I LEGALI SAPEVANO – Boccassini inoltre aggiunge che non c’è stata alcuna violazione del diritto di difesa di Berlusconi, in quanto già in ottobre, prima ancora che il premier fosse iscritto nel registro degli indagati (21 dicembre), i suoi legali hanno raccolto una serie di testimonianze di coloro che avrebbero partecipato alle serate ad Arcore. «È come se avessero avuto la palla magica, le domande che facevano erano proprio quelle su cui l’accusa ha fondato il capo di imputazione. Come si fa a dire che sono stati violati i diritti della difesa quando ai legali sono stati messi a disposizione tutti gli atti dell’indagine?».
PROCESSO RESTI A MILANO – Infine Boccassini afferma che sostenere che la competenza territoriale del reato di concussione contestato a Berlusconi è della procura di Monza «fa a cazzotti con la ricostruzione dei fatti e con le condotte». La difesa del premier ha sostenuto che la competenza territoriale è di Monza in quanto Berlusconi chiamo il funzionario della questura di Milano, Pietro Ostuni, nella sua casa di Sesto San Giovanni, nel distretto di competenza di Monza. Ma per Boccassini i fatti riguardano Milano, perché «tutto inizia a Milano e si conclude a Milano».

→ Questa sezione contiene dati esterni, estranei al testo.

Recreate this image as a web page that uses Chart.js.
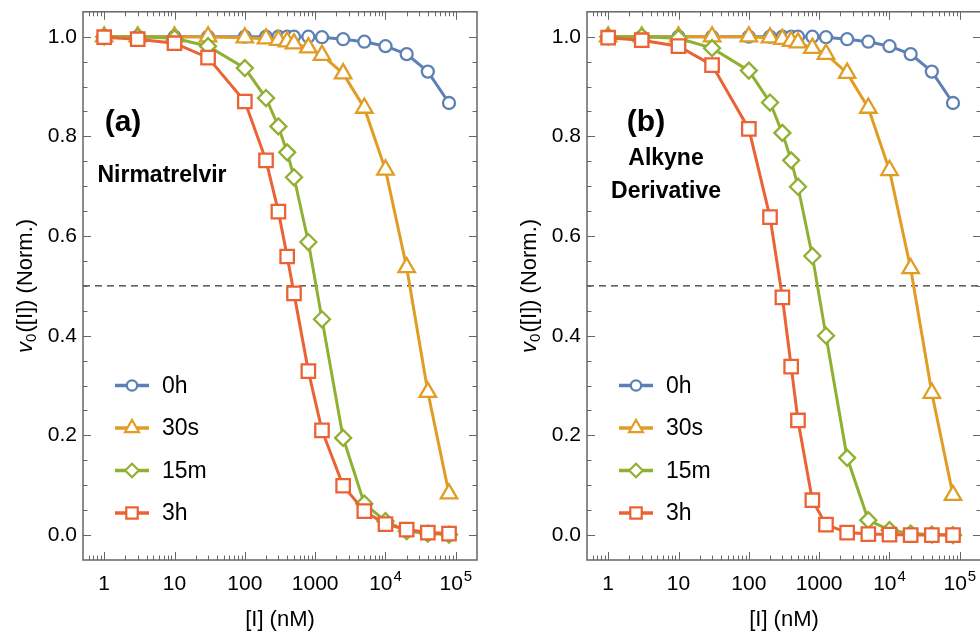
<!DOCTYPE html>
<html>
<head>
<meta charset="utf-8">
<script src="https://cdn.jsdelivr.net/npm/chart.js@4.4.0/dist/chart.umd.min.js"></script>
<style>
  body { margin: 0; background: #fff; overflow: hidden; width: 980px; height: 635px; position: relative; }
  canvas { position: absolute; top: 0; }
  #chartA { left: 0; }
  #chartB { left: 490px; }
</style>
</head>
<body>
<canvas id="chartA" width="490" height="635"></canvas>
<canvas id="chartB" width="510" height="635"></canvas>
<script>
// inhibitor concentration (nM)
const concNM = [1, 3, 10, 30, 100, 200, 300, 400, 500, 800, 1250, 2500, 5000, 10000, 20000, 40000, 80000];
const seriesNames = ['0h', '30s', '15m', '3h'];

// (a) Nirmatrelvir
const nirm0h  = [1, 1, 1, 1, 1, 1, 1, 1, 1, 1, 0.999, 0.995, 0.99, 0.981, 0.965, 0.93, 0.867];
const nirm30s = [1, 1, 1, 1, 0.998, 0.996, 0.993, 0.99, 0.986, 0.978, 0.963, 0.926, 0.857, 0.733, 0.537, 0.287, 0.083];
const nirm15m = [1, 1, 0.997, 0.981, 0.937, 0.877, 0.82, 0.768, 0.718, 0.588, 0.433, 0.195, 0.063, 0.028, 0.008, 0.003, 0.001];
const nirm3h  = [0.999, 0.995, 0.987, 0.958, 0.87, 0.752, 0.649, 0.559, 0.485, 0.329, 0.21, 0.099, 0.048, 0.022, 0.011, 0.005, 0.003];

// (b) Alkyne derivative
const alk0h  = [1, 1, 1, 1, 1, 1, 1, 1, 1, 1, 0.999, 0.995, 0.99, 0.981, 0.965, 0.93, 0.867];
const alk30s = [1, 1, 1, 1, 1, 0.998, 0.995, 0.991, 0.988, 0.977, 0.965, 0.927, 0.857, 0.732, 0.535, 0.285, 0.08];
const alk15m = [1, 1, 0.997, 0.977, 0.932, 0.868, 0.807, 0.752, 0.699, 0.56, 0.4, 0.155, 0.03, 0.01, 0.003, 0.001, 0];
const alk3h  = [0.998, 0.993, 0.981, 0.943, 0.815, 0.638, 0.477, 0.338, 0.23, 0.07, 0.021, 0.005, 0.002, 0.001, 0, 0, 0];

const halfLine = 0.5;
const xMin = 0.5, xMax = 2e5;
const yMin = -0.05, yMax = 1.05;
const xTickValues = [1, 10, 100, 1000, 1e4, 1e5];
const xTickBase = ['1', '10', '100', '1000', '10', '10'];
const xTickExp = ['', '', '', '', '4', '5'];

const seriesColors = ['#5E81B5', '#E19C24', '#8FB032', '#EB6235'];
const markerStyles = ['circle', 'triangle', 'rectRot', 'rect'];
const markerSizes = [6, 9.5, 8, 9.5];

const fam = '"Liberation Sans", Arial, sans-serif';
const frameColor = '#666';

function drawMarker(ctx, i, px, py) {
  ctx.save();
  ctx.fillStyle = '#fff';
  ctx.strokeStyle = seriesColors[i];
  ctx.lineWidth = 2.2;
  Chart.helpers.drawPoint(ctx, { pointStyle: markerStyles[i], radius: markerSizes[i] * 0.85, borderWidth: 2.2, rotation: 0 }, px, py);
  ctx.restore();
}

function makePanel(id, p) {
  const datasets = seriesNames.map((name, i) => ({
    label: name,
    data: concNM.map((c, k) => ({ x: c, y: p.values[i][k] })),
    borderColor: seriesColors[i],
    backgroundColor: '#fff',
    pointBackgroundColor: '#fff',
    pointBorderColor: seriesColors[i],
    pointStyle: markerStyles[i],
    pointRadius: markerSizes[i],
    pointBorderWidth: 2.3,
    borderWidth: 3,
    tension: 0,
    order: seriesNames.length - i
  }));
  datasets.push({
    label: 'half',
    data: [{ x: xMin, y: halfLine }, { x: xMax, y: halfLine }],
    borderColor: '#000', borderWidth: 1, borderDash: [7, 5],
    pointRadius: 0, order: 10
  });

  const decor = {
    id: 'decor',
    afterDraw(chart) {
      const { ctx, chartArea: a, scales: { x, y } } = chart;
      ctx.save();
      // inward ticks on all sides
      ctx.strokeStyle = frameColor;
      ctx.lineWidth = 1;
      ctx.beginPath();
      for (let n = -1; n <= 5; n++) {
        for (let k = 1; k <= 9; k++) {
          const v = k * Math.pow(10, n);
          if (v <= xMin || v >= xMax) continue;
          const px = Math.round(x.getPixelForValue(v)) + 0.5;
          const len = k === 1 ? 8 : 4.5;
          ctx.moveTo(px, a.bottom); ctx.lineTo(px, a.bottom - len);
          ctx.moveTo(px, a.top); ctx.lineTo(px, a.top + len);
        }
      }
      for (let i = -1; i <= 21; i++) {
        const v = i * 0.05;
        if (v <= yMin + 1e-9 || v >= yMax - 1e-9) continue;
        const py = Math.round(y.getPixelForValue(v)) + 0.5;
        const len = i % 4 === 0 ? 8 : 4.5;
        ctx.moveTo(a.left, py); ctx.lineTo(a.left + len, py);
        ctx.moveTo(a.right, py); ctx.lineTo(a.right - len, py);
      }
      ctx.stroke();
      // frame
      ctx.lineWidth = 1.5;
      ctx.strokeRect(a.left, a.top, a.right - a.left, a.bottom - a.top);

      // x tick labels with superscripts
      ctx.fillStyle = '#000';
      ctx.textBaseline = 'alphabetic';
      ctx.textAlign = 'left';
      xTickValues.forEach((v, i) => {
        const px = x.getPixelForValue(v);
        ctx.font = '21px ' + fam;
        const wb = ctx.measureText(xTickBase[i]).width;
        ctx.font = '15px ' + fam;
        const we = xTickExp[i] ? ctx.measureText(xTickExp[i]).width + 1 : 0;
        const x0 = px - (wb + we) / 2;
        ctx.font = '21px ' + fam;
        ctx.fillText(xTickBase[i], x0, a.bottom + 30);
        if (xTickExp[i]) {
          ctx.font = '15px ' + fam;
          ctx.fillText(xTickExp[i], x0 + wb + 1, a.bottom + 21);
        }
      });

      // x axis title
      ctx.font = '22px ' + fam;
      ctx.textAlign = 'center';
      ctx.textBaseline = 'middle';
      ctx.fillText('[I] (nM)', (a.left + a.right) / 2, a.bottom + 60);

      // y axis title: v0([I]) (Norm.)
      ctx.save();
      ctx.translate(a.left - 57, (a.top + a.bottom) / 2);
      ctx.rotate(-Math.PI / 2);
      ctx.textAlign = 'left';
      ctx.textBaseline = 'middle';
      const fv = 'italic 22px ' + fam, fs = '15px ' + fam, fm = '22px ' + fam;
      ctx.font = fv; const w1 = ctx.measureText('v').width;
      ctx.font = fs; const w2 = ctx.measureText('0').width;
      ctx.font = fm; const w3 = ctx.measureText('([I]) (Norm.)').width;
      let tx = -(w1 + w2 + w3 + 1) / 2;
      ctx.font = fv; ctx.fillText('v', tx, 0); tx += w1;
      ctx.font = fs; ctx.fillText('0', tx, 6); tx += w2 + 1;
      ctx.font = fm; ctx.fillText('([I]) (Norm.)', tx, 0);
      ctx.restore();

      // panel letter and compound name
      ctx.textAlign = 'center';
      ctx.textBaseline = 'middle';
      ctx.font = 'bold 30px ' + fam;
      ctx.fillText(p.letter, a.left + p.letterDx, 123);
      ctx.font = 'bold 23px ' + fam;
      p.name.forEach((t, i) => ctx.fillText(t, a.left + 79, p.nameY[i]));

      // legend
      ctx.textAlign = 'left';
      ctx.font = '23px ' + fam;
      seriesNames.forEach((name, i) => {
        const ly = 385.5 + i * 42.5;
        ctx.strokeStyle = seriesColors[i];
        ctx.lineWidth = 3.5;
        ctx.beginPath();
        ctx.moveTo(a.left + 32, ly); ctx.lineTo(a.left + 66, ly);
        ctx.stroke();
        drawMarker(ctx, i, a.left + 49, ly);
        ctx.fillStyle = '#000';
        ctx.fillText(name, a.left + 79, ly + 1);
      });
      ctx.restore();
    }
  };

  return new Chart(document.getElementById(id), {
    type: 'line',
    data: { datasets },
    options: {
      responsive: false,
      animation: false,
      layout: { padding: { left: 0, right: p.padRight, top: 10, bottom: 0 } },
      plugins: { legend: { display: false }, tooltip: { enabled: false } },
      scales: {
        x: {
          type: 'logarithmic', min: xMin, max: xMax,
          grid: { display: false, drawTicks: false },
          border: { display: false },
          ticks: { display: false },
          afterFit: s => { s.height = 75; }
        },
        y: {
          min: yMin, max: yMax,
          grid: { display: false, drawTicks: false },
          border: { display: false },
          ticks: {
            stepSize: 0.2, includeBounds: false, padding: 6, color: '#000',
            font: { family: fam, size: 21 },
            callback: v => v.toFixed(1)
          },
          afterFit: s => { s.width = p.yWidth; s.paddingTop = 0; s.paddingBottom = 0; }
        }
      }
    },
    plugins: [decor]
  });
}

makePanel('chartA', {
  values: [nirm0h, nirm30s, nirm15m, nirm3h],
  letter: '(a)', letterDx: 40,
  name: ['Nirmatrelvir'], nameY: [176],
  yWidth: 83, padRight: 13
});
makePanel('chartB', {
  values: [alk0h, alk30s, alk15m, alk3h],
  letter: '(b)', letterDx: 59,
  name: ['Alkyne', 'Derivative'], nameY: [159, 192],
  yWidth: 97, padRight: 19
});
</script>
</body>
</html>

TRIBUNALE DEI MINISTRI – Per ultimo il procuratore aggiunto esamina la richiesta del trasferimento degli atti al Tribunale dei ministri. Boccassini spiega che il reato di concussione sarebbe stato effettuato nella qualità di presidente del Consiglio e non con l’abuso della funzione di premier. Boccassini si è riferita alla decisione del gip, Cristina Di Censo, che aveva sottolineato come Berlusconi avesse abusato della sua qualità di presidente del Consiglio, ma al di fuori delle prerogative istituzionali e funzionali prorpie del premier. In sostanza, il reato non può qualificarsi come «ministeriale» perché il presidente del Consiglio non aveva competenza sull’identificazione e sull’affidamento dei minori.